As for low energy neutrino scatterings, that may indeed occur. But how could we measure it? In order to detect the neutrino in the first place we
generally must have the neutrinos interact with matter to produce something that we can then subsequently detect. And in order to get that which we
can detect, the neutrinos must change the internal energy state of the bound preons in order to form something new. Which, as described in the
paragraph above, will require a very high energy neutrino. Hence, low energy neutrino scattering will likely be impossible to see.
So low energy neutrino scattering will likely be impossible to see, and high energy neutrino interactions will have an extremely low cross section.

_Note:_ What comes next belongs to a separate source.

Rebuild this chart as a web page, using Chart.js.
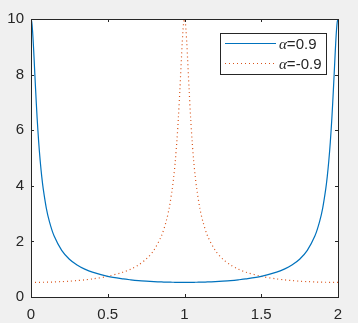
<!DOCTYPE html>
<html>
<head>
<meta charset="utf-8">
<script src="https://cdn.jsdelivr.net/npm/chart.js@4"></script>
<style>
  html, body { margin: 0; padding: 0; background: #f0f0f0; }
  #wrap { width: 358px; height: 323px; }
</style>
</head>
<body>
<div id="wrap"><canvas id="respChart" width="358" height="323"></canvas></div>
<script>
// values
const xValues = [0,0.005,0.01,0.015,0.02,0.03,0.04,0.05,0.06,0.07,0.08,0.1,0.12,0.15,0.2,0.25,0.3,0.35,0.4,0.5,
  0.6,0.65,0.7,0.75,0.8,0.85,0.88,0.9,0.92,0.93,0.94,0.95,0.96,0.97,0.98,0.985,0.99,0.995,1,
  1.005,1.01,1.015,1.02,1.03,1.04,1.05,1.06,1.07,1.08,1.1,1.12,1.15,1.2,1.25,1.3,1.35,1.4,1.5,
  1.6,1.65,1.7,1.75,1.8,1.85,1.88,1.9,1.92,1.93,1.94,1.95,1.96,1.97,1.98,1.985,1.99,1.995,2];
const alphaPos = [10,9.89,9.58,9.13,8.59,7.46,6.43,5.58,4.89,4.33,3.88,3.19,2.71,2.20,1.68,1.36,1.153,1.004,0.893,0.743,
  0.650,0.617,0.590,0.570,0.553,0.541,0.536,0.533,0.531,0.530,0.529,0.528,0.527,0.527,0.527,0.526,0.526,0.526,0.526,
  0.526,0.526,0.526,0.527,0.527,0.527,0.528,0.529,0.530,0.531,0.533,0.536,0.541,0.553,0.570,0.590,0.617,0.650,0.743,
  0.893,1.004,1.153,1.36,1.68,2.20,2.71,3.19,3.88,4.33,4.89,5.58,6.43,7.46,8.59,9.13,9.58,9.89,10];
const alphaNeg = [0.526,0.526,0.526,0.526,0.527,0.527,0.527,0.528,0.529,0.530,0.531,0.533,0.536,0.541,0.553,0.570,0.590,0.617,0.650,0.743,
  0.893,1.004,1.153,1.36,1.68,2.20,2.71,3.19,3.88,4.33,4.89,5.58,6.43,7.46,8.59,9.13,9.58,9.89,10,
  9.89,9.58,9.13,8.59,7.46,6.43,5.58,4.89,4.33,3.88,3.19,2.71,2.20,1.68,1.36,1.153,1.004,0.893,0.743,
  0.650,0.617,0.590,0.570,0.553,0.541,0.536,0.533,0.531,0.530,0.529,0.528,0.527,0.527,0.527,0.526,0.526,0.526,0.526];
const seriesLabels = ['α=0.9', 'α=-0.9'];
const xTicks = [0, 0.5, 1, 1.5, 2];
const yTicks = [0, 2, 4, 6, 8, 10];

const axisColor = '#262626';
const tickFont = { family: 'Arial, "Liberation Sans", sans-serif', size: 15 };

// white plot area, box with inward ticks, legend
const matlabAxes = {
  id: 'matlabAxes',
  beforeDatasetsDraw(chart) {
    const { ctx, chartArea: a } = chart;
    ctx.save();
    ctx.fillStyle = '#ffffff';
    ctx.fillRect(a.left, a.top, a.right - a.left, a.bottom - a.top);
    ctx.restore();
  },
  afterDraw(chart) {
    const { ctx, chartArea: a, scales } = chart;
    ctx.save();
    ctx.strokeStyle = axisColor;
    ctx.lineWidth = 1;
    ctx.beginPath();
    const tl = 3;
    xTicks.forEach(v => {
      const px = Math.round(scales.x.getPixelForValue(v)) + 0.5;
      ctx.moveTo(px, a.bottom); ctx.lineTo(px, a.bottom - tl);
      ctx.moveTo(px, a.top); ctx.lineTo(px, a.top + tl);
    });
    yTicks.forEach(v => {
      const py = Math.round(scales.y.getPixelForValue(v)) + 0.5;
      ctx.moveTo(a.left, py); ctx.lineTo(a.left + tl, py);
      ctx.moveTo(a.right, py); ctx.lineTo(a.right - tl, py);
    });
    ctx.stroke();
    ctx.strokeRect(Math.round(a.left) + 0.5, Math.round(a.top) + 0.5,
      Math.round(a.right - a.left), Math.round(a.bottom - a.top));

    // legend box
    const bx = 220.5, by = 33.5, bw = 106, bh = 41;
    ctx.fillStyle = '#ffffff';
    ctx.fillRect(bx, by, bw, bh);
    ctx.strokeRect(bx, by, bw, bh);
    chart.data.datasets.forEach((ds, i) => {
      const y = 43.5 + i * 20;
      ctx.beginPath();
      ctx.strokeStyle = ds.borderColor;
      ctx.lineWidth = 1;
      ctx.setLineDash(ds.borderDash || []);
      ctx.moveTo(225, y); ctx.lineTo(276, y);
      ctx.stroke();
      ctx.setLineDash([]);
      ctx.fillStyle = axisColor;
      ctx.textBaseline = 'middle';
      ctx.font = 'italic 15px "Liberation Serif", "DejaVu Serif", serif';
      const greek = ds.label.charAt(0);
      ctx.fillText(greek, 279, y + 2);
      const gw = ctx.measureText(greek).width;
      ctx.font = '15px Arial, "Liberation Sans", sans-serif';
      ctx.fillText(ds.label.slice(1), 279 + gw, y + 1.5);
    });
    ctx.restore();
  }
};

new Chart(document.getElementById('respChart'), {
  type: 'line',
  data: {
    labels: xValues,
    datasets: [
      { label: seriesLabels[0], data: xValues.map((x, i) => ({ x: x, y: alphaPos[i] })),
        borderColor: '#0072BD', borderWidth: 1.2, pointRadius: 0, tension: 0.3, fill: false },
      { label: seriesLabels[1], data: xValues.map((x, i) => ({ x: x, y: alphaNeg[i] })),
        borderColor: '#D95319', borderWidth: 1.2, borderDash: [1, 3], pointRadius: 0, tension: 0.3, fill: false }
    ]
  },
  options: {
    responsive: false,
    animation: false,
    layout: { padding: { top: 19, right: 20, left: 0, bottom: 0 } },
    plugins: { legend: { display: false }, tooltip: { enabled: false } },
    scales: {
      x: {
        type: 'linear', min: 0, max: 2,
        afterBuildTicks: s => { s.ticks = xTicks.map(v => ({ value: v })); },
        afterFit: s => { s.height = 26; },
        grid: { display: false, drawTicks: false },
        border: { display: false },
        ticks: { color: axisColor, font: tickFont, padding: 9, maxRotation: 0, autoSkip: false,
          callback: v => String(v) }
      },
      y: {
        min: 0, max: 10,
        afterBuildTicks: s => { s.ticks = yTicks.map(v => ({ value: v })); },
        afterFit: s => { s.width = 31; },
        grid: { display: false, drawTicks: false },
        border: { display: false },
        ticks: { color: axisColor, font: tickFont, padding: 7, autoSkip: false,
          callback: v => String(v) }
      }
    }
  },
  plugins: [matlabAxes]
});
</script>
</body>
</html>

Therefore we won't experimentally detect much interaction between neutrinos and matter at all, even though neutrinos are proposed to be responsible
for what is an extremely strong force that binds the preons together.

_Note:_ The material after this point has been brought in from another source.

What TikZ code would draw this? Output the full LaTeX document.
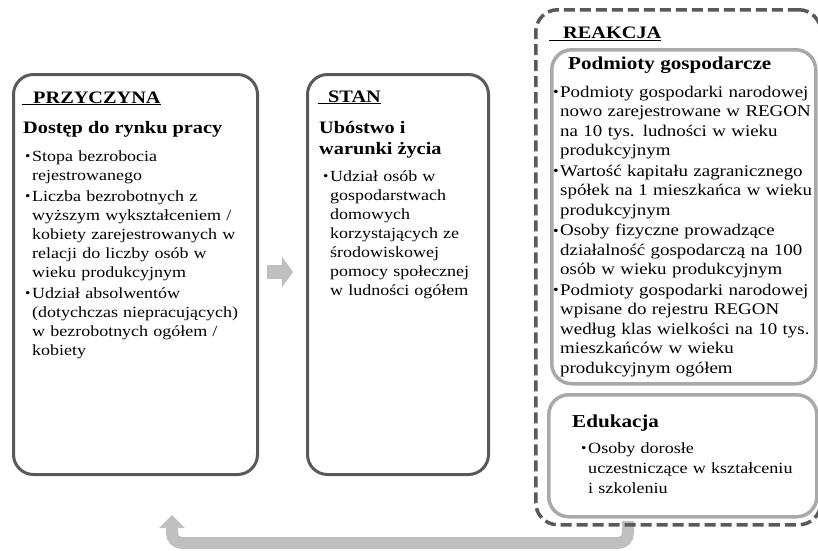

Neutrinos have a half-integer spin and so they will also have a helicity. And this leads to the conclusion that there will be at least two
helicity states of the neutrinos. One could identify these states separately. But we typically don't do that for photons or electrons or any other
particle with spin, so I see no need to do that for the neutrinos of the ABC Preon Model either. And of course, neutrinos may have different energies
as well, but that is usually not grounds for considering something to be a different entity. So for the purposes of the ABC Preon Model we will
continue to use a simple single label for all neutrinos discussed and consider them to be identical particles, although they may of course have
different momenta, energy, spin and flavor phase at any given place and time.